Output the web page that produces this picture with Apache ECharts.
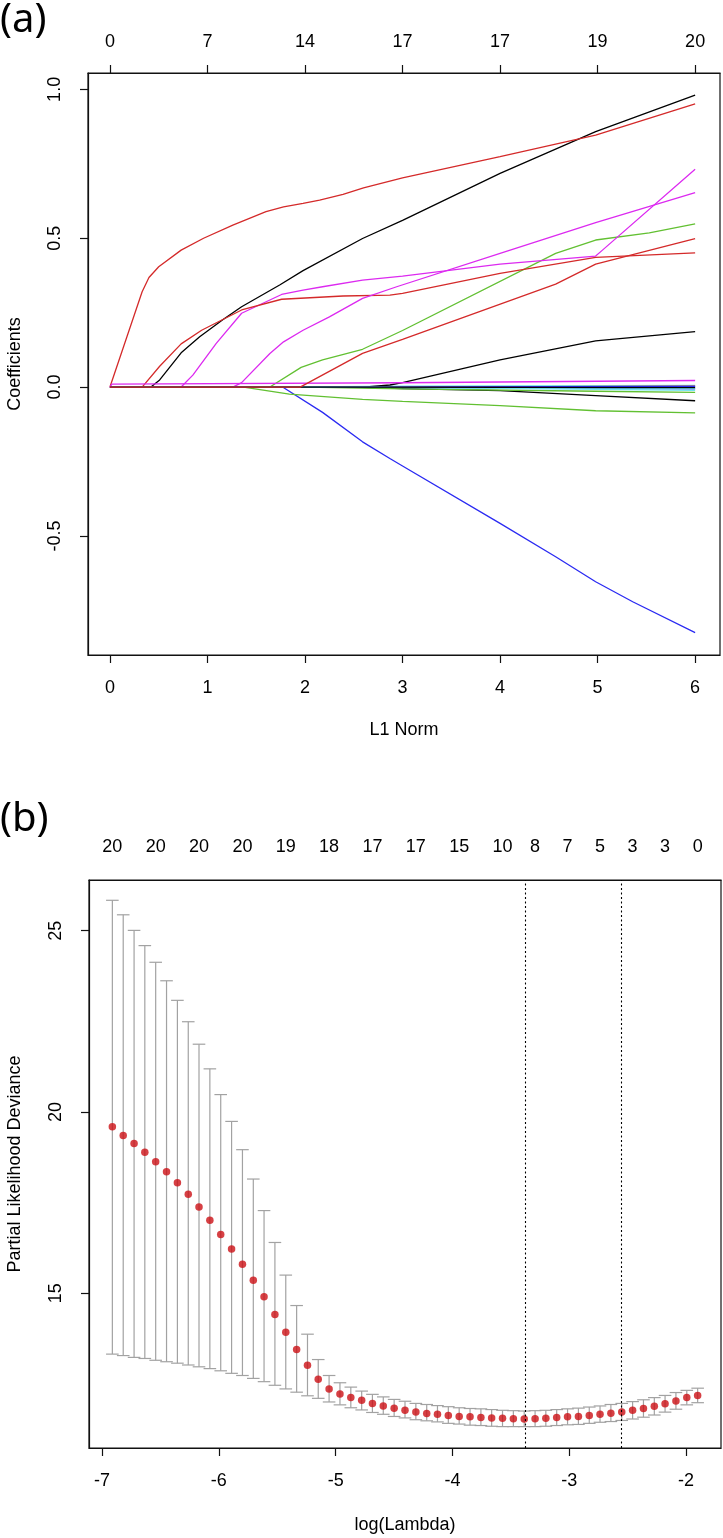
<!DOCTYPE html>
<html>
<head>
<meta charset="utf-8">
<script src="https://cdn.jsdelivr.net/npm/echarts@6/dist/echarts.min.js"></script>
<style>
html,body{margin:0;padding:0;background:#ffffff;}
#chart{width:723px;height:1538px;}
</style>
</head>
<body>
<div id="chart"></div>
<script>
// ---------------- Panel (a): coefficient paths vs L1 norm ----------------
const l1Ticks = [0, 1, 2, 3, 4, 5, 6];
const dfLabels = ['0', '7', '14', '17', '17', '19', '20'];
const coefTicks = [-0.5, 0.0, 0.5, 1.0];

// each path: [L1 norm, coefficient]
const pathB = [[0,0],[0.42,0],[0.51,0.024],[0.73,0.115],[0.92,0.169],[1.16,0.227],[1.35,0.27],[1.74,0.343],[1.98,0.391],[2.59,0.499],[3.0,0.56],[4.0,0.718],[4.98,0.858],[6.0,0.981]];
const pathA = [[0,0],[0.33,0.32],[0.40,0.368],[0.50,0.404],[0.73,0.46],[0.96,0.50],[1.26,0.544],[1.60,0.589],[1.78,0.605],[1.98,0.617],[2.15,0.628],[2.39,0.647],[2.60,0.669],[3.0,0.703],[4.0,0.774],[4.98,0.846],[6.0,0.951]];
const pathF = [[0,0],[1.64,0],[1.96,0.066],[2.18,0.091],[2.59,0.127],[3.0,0.19],[4.57,0.449],[4.98,0.494],[5.53,0.518],[6.0,0.548]];
const pathJ = [[0,0],[1.77,0],[2.18,-0.085],[2.59,-0.184],[2.87,-0.24],[3.0,-0.265],[4.0,-0.458],[4.57,-0.57],[4.98,-0.654],[5.36,-0.721],[6.0,-0.825]];
const pathC1 = [[0,0],[1.65,0],[3.0,0.003],[6.0,0.006]];
const pathD = [[0,0],[0.73,0],[0.85,0.04],[1.09,0.147],[1.35,0.248],[1.76,0.311],[1.98,0.326],[2.18,0.337],[2.59,0.359],[3.0,0.373],[4.0,0.413],[4.98,0.44],[5.05,0.46],[6.0,0.732]];
const pathH = [[0,0],[2.6,0],[2.87,0.007],[3.0,0.015],[4.0,0.091],[4.98,0.155],[6.0,0.186]];
const pathC = [[0,0],[0.33,0],[0.51,0.07],[0.73,0.145],[0.94,0.191],[1.35,0.259],[1.76,0.295],[2.39,0.306],[2.87,0.309],[3.0,0.315],[4.0,0.382],[4.98,0.436],[6.0,0.451]];
const pathK = [[0,0],[1.37,0],[1.84,-0.024],[2.59,-0.041],[3.0,-0.048],[4.0,-0.062],[4.98,-0.0795],[6.0,-0.087]];
const pathB2 = [[0,0],[2.0,0],[6.0,-0.006]];
const pathC2 = [[0,0],[1.9,0],[3.0,-0.002],[6.0,-0.004]];
const pathE = [[0,0],[1.26,0],[1.35,0.015],[1.64,0.113],[1.78,0.152],[1.98,0.191],[2.25,0.236],[2.59,0.298],[2.94,0.337],[4.0,0.449],[4.98,0.552],[6.0,0.653]];
const pathL = [[0,0],[2.5,0],[3.0,-0.005],[4.0,-0.012],[4.98,-0.029],[6.0,-0.046]];
const pathR4 = [[0,0],[2.9,0],[6.0,0.003]];
const pathM = [[0,0],[2.0,0],[3.0,-0.006],[4.98,-0.014],[6.0,-0.018]];
const pathB3 = [[0,0],[2.4,0],[6.0,0.002]];
const pathC3 = [[0,0],[2.6,0],[4.0,-0.004],[6.0,-0.011]];
const pathI = [[0,0],[0.02,0.01],[3.0,0.0145],[6.0,0.022]];
const pathO = [[0,0],[2.2,0],[6.0,-0.002]];
const pathG = [[0,0],[1.95,0],[2.59,0.113],[3.0,0.16],[4.57,0.346],[4.98,0.413],[6.0,0.499]];

// ---------------- Panel (b): cross-validation curve ----------------
const logLambda = [-6.912,-6.819,-6.726,-6.634,-6.541,-6.448,-6.355,-6.262,-6.170,-6.077,
  -5.984,-5.891,-5.798,-5.705,-5.613,-5.520,-5.427,-5.334,-5.241,-5.149,
  -5.056,-4.963,-4.870,-4.777,-4.685,-4.592,-4.499,-4.406,-4.313,-4.220,
  -4.128,-4.035,-3.942,-3.849,-3.756,-3.664,-3.571,-3.478,-3.385,-3.292,
  -3.200,-3.107,-3.014,-2.921,-2.828,-2.736,-2.643,-2.550,-2.457,-2.364,
  -2.271,-2.179,-2.086,-1.993,-1.900];
const cvm = [19.59,19.35,19.13,18.89,18.63,18.35,18.05,17.73,17.38,17.01,
  16.62,16.22,15.80,15.36,14.90,14.41,13.92,13.45,13.01,12.63,
  12.36,12.22,12.12,12.05,11.96,11.89,11.83,11.77,11.72,11.68,
  11.66,11.63,11.60,11.59,11.57,11.56,11.55,11.54,11.53,11.54,
  11.55,11.57,11.59,11.60,11.63,11.66,11.69,11.72,11.77,11.82,
  11.88,11.95,12.03,12.12,12.18];
const cvUpper = [25.84,25.44,25.01,24.59,24.13,23.62,23.08,22.49,21.87,21.19,
  20.48,19.74,18.96,18.15,17.28,16.40,15.50,14.66,13.87,13.17,
  12.73,12.53,12.41,12.30,12.21,12.14,12.07,12.02,11.96,11.93,
  11.90,11.87,11.84,11.82,11.81,11.79,11.77,11.76,11.75,11.76,
  11.77,11.79,11.81,11.83,11.86,11.89,11.93,11.96,12.01,12.06,
  12.12,12.18,12.26,12.32,12.38];
const cvLower = [13.32,13.28,13.23,13.20,13.15,13.11,13.07,13.02,12.97,12.92,
  12.86,12.79,12.73,12.65,12.56,12.46,12.36,12.27,12.17,12.10,
  12.00,11.92,11.84,11.78,11.71,11.66,11.60,11.56,11.51,11.48,
  11.45,11.41,11.39,11.36,11.35,11.33,11.32,11.32,11.32,11.32,
  11.33,11.35,11.37,11.38,11.41,11.44,11.46,11.49,11.53,11.58,
  11.64,11.72,11.80,11.92,11.98];
const nzIdx = [0,4,8,12,16,20,24,28,32,36,39,42,45,48,51,54];
const nzLabels = ['20','20','20','20','19','18','17','17','15','10','8','7','5','3','3','0'];
const lambdaMinLog = -3.385;
const lambda1seLog = -2.550;
const devTicks = [15, 20, 25];
const logTicks = [-7, -6, -5, -4, -3, -2];

// ---------------- build ----------------
const FONT = '"Liberation Sans", Arial, Helvetica, sans-serif';
const COL = {black:'#000000', red:'#D42A2A', green:'#62C032', blue:'#2B2BF2', cyan:'#6FE3EE', magenta:'#DC2AF0'};

const pathList = [
  [pathB,'black'],[pathA,'red'],[pathF,'green'],[pathJ,'blue'],[pathC1,'cyan'],[pathD,'magenta'],
  [pathH,'black'],[pathC,'red'],[pathK,'green'],[pathB2,'blue'],[pathC2,'cyan'],[pathE,'magenta'],
  [pathL,'black'],[pathR4,'red'],[pathM,'green'],[pathB3,'blue'],[pathC3,'cyan'],[pathI,'magenta'],
  [pathO,'black'],[pathG,'red']
];

const nzPos = nzIdx.map(i => logLambda[i]);

const tickLabelStyle = {color:'#000', fontSize:18, fontFamily:FONT};
const tickLine = {show:true, length:8, inside:false, lineStyle:{color:'#111', width:1.2}};
const axisLineStyle = {show:true, onZero:false, lineStyle:{color:'#111', width:1.2}};

function baseAxis(extra){
  return Object.assign({
    type:'value', splitLine:{show:false}, axisLine:axisLineStyle,
    nameTextStyle:{color:'#000', fontSize:18, fontFamily:FONT}
  }, extra);
}

const series = [];
pathList.forEach(([d, c], k) => {
  series.push({
    type:'line', xAxisIndex:0, yAxisIndex:0, data:d, showSymbol:false, symbol:'none',
    lineStyle:{color:COL[c], width:1.3}, silent:true, z:2+k*0.01, animation:false
  });
});

series.push({
  type:'custom', xAxisIndex:2, yAxisIndex:1,
  data: logLambda.map((x,i) => [x, cvLower[i], cvUpper[i]]),
  encode:{x:0, y:[1,2]},
  renderItem: function(params, api){
    const x = api.value(0);
    const lo = api.coord([x, api.value(1)]);
    const hi = api.coord([x, api.value(2)]);
    const hw = 6.3;
    const st = {stroke:'#A2A2A2', lineWidth:1.2};
    return {type:'group', children:[
      {type:'line', shape:{x1:lo[0], y1:lo[1], x2:hi[0], y2:hi[1]}, style:st},
      {type:'line', shape:{x1:lo[0]-hw, y1:lo[1], x2:lo[0]+hw, y2:lo[1]}, style:st},
      {type:'line', shape:{x1:hi[0]-hw, y1:hi[1], x2:hi[0]+hw, y2:hi[1]}, style:st}
    ]};
  },
  silent:true, animation:false, z:2
});

series.push({
  type:'scatter', xAxisIndex:2, yAxisIndex:1,
  data: logLambda.map((x,i) => [x, cvm[i]]),
  symbol:'circle', symbolSize:7.5,
  itemStyle:{color:'#CC1015'},
  silent:true, animation:false, z:3,
  markLine:{
    silent:true, symbol:['none','none'], animation:false,
    label:{show:false},
    lineStyle:{color:'#000', width:1.1, type:[2,2.5]},
    emphasis:{disabled:true},
    data:[{xAxis:lambdaMinLog},{xAxis:lambda1seLog}]
  }
});

const option = {
  backgroundColor:'#ffffff',
  animation:false,
  textStyle:{fontFamily:FONT},
  grid:[
    {left:88, top:73, width:632, height:582, show:true, borderColor:'#111', borderWidth:1.2, backgroundColor:'rgba(0,0,0,0)', outerBoundsMode:'none', containLabel:false},
    {left:89, top:880, width:632, height:568, show:true, borderColor:'#111', borderWidth:1.2, backgroundColor:'rgba(0,0,0,0)', outerBoundsMode:'none', containLabel:false}
  ],
  xAxis:[
    baseAxis({gridIndex:0, position:'bottom', min:-0.225, max:6.255,
      axisTick:Object.assign({customValues:l1Ticks}, tickLine),
      axisLabel:Object.assign({customValues:l1Ticks, margin:24, formatter:v => String(v)}, tickLabelStyle),
      name:'L1 Norm', nameLocation:'middle', nameGap:66}),
    baseAxis({gridIndex:0, position:'top', min:-0.225, max:6.255,
      axisTick:Object.assign({customValues:l1Ticks}, tickLine),
      axisLabel:Object.assign({customValues:l1Ticks, margin:22,
        formatter:v => dfLabels[l1Ticks.indexOf(Math.round(v))]}, tickLabelStyle)}),
    baseAxis({gridIndex:1, position:'bottom', min:-7.112, max:-1.700,
      axisTick:Object.assign({customValues:logTicks}, tickLine),
      axisLabel:Object.assign({customValues:logTicks, margin:24, formatter:v => String(v)}, tickLabelStyle),
      name:'log(Lambda)', nameLocation:'middle', nameGap:68}),
    baseAxis({gridIndex:1, position:'top', min:-7.112, max:-1.700,
      axisTick:{show:false},
      axisLabel:Object.assign({customValues:nzPos, margin:24,
        formatter:v => { const k = nzPos.findIndex(p => Math.abs(p - v) < 1e-6); return k >= 0 ? nzLabels[k] : ''; }}, tickLabelStyle)})
  ],
  yAxis:[
    baseAxis({gridIndex:0, position:'left', min:-0.900, max:1.055,
      axisTick:Object.assign({customValues:coefTicks}, tickLine),
      axisLabel:Object.assign({customValues:coefTicks, margin:24, rotate:90, formatter:v => v.toFixed(1)}, tickLabelStyle),
      name:'Coefficients', nameLocation:'middle', nameGap:64, nameRotate:90}),
    baseAxis({gridIndex:1, position:'left', min:10.73, max:26.40,
      axisTick:Object.assign({customValues:devTicks}, tickLine),
      axisLabel:Object.assign({customValues:devTicks, margin:24, rotate:90, formatter:v => String(v)}, tickLabelStyle),
      name:'Partial Likelihood Deviance', nameLocation:'middle', nameGap:65, nameRotate:90})
  ],
  graphic:[
    {type:'text', left:0, top:1, style:{text:'(a)', fill:'#000', font:'40px "Noto Sans", "Open Sans", sans-serif'}},
    {type:'text', left:0, top:800, style:{text:'(b)', fill:'#000', font:'40px "Noto Sans", "Open Sans", sans-serif'}}
  ],
  series: series
};

const chart = echarts.init(document.getElementById('chart'), null, {renderer:'canvas'});
chart.setOption(option);
</script>
</body>
</html>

**AIM**: Please restate the material above line by line, exactly, beginning at its first line and ending with the line that contains "const coefTicks = [-0.5, 0.0, 0.5, 1.0];", without any pictures.

**TASK ANSWER**:
Output the web page that produces this picture with Apache ECharts.
<!DOCTYPE html>
<html>
<head>
<meta charset="utf-8">
<script src="https://cdn.jsdelivr.net/npm/echarts@6/dist/echarts.min.js"></script>
<style>
html,body{margin:0;padding:0;background:#ffffff;}
#chart{width:723px;height:1538px;}
</style>
</head>
<body>
<div id="chart"></div>
<script>
// ---------------- Panel (a): coefficient paths vs L1 norm ----------------
const l1Ticks = [0, 1, 2, 3, 4, 5, 6];
const dfLabels = ['0', '7', '14', '17', '17', '19', '20'];
const coefTicks = [-0.5, 0.0, 0.5, 1.0];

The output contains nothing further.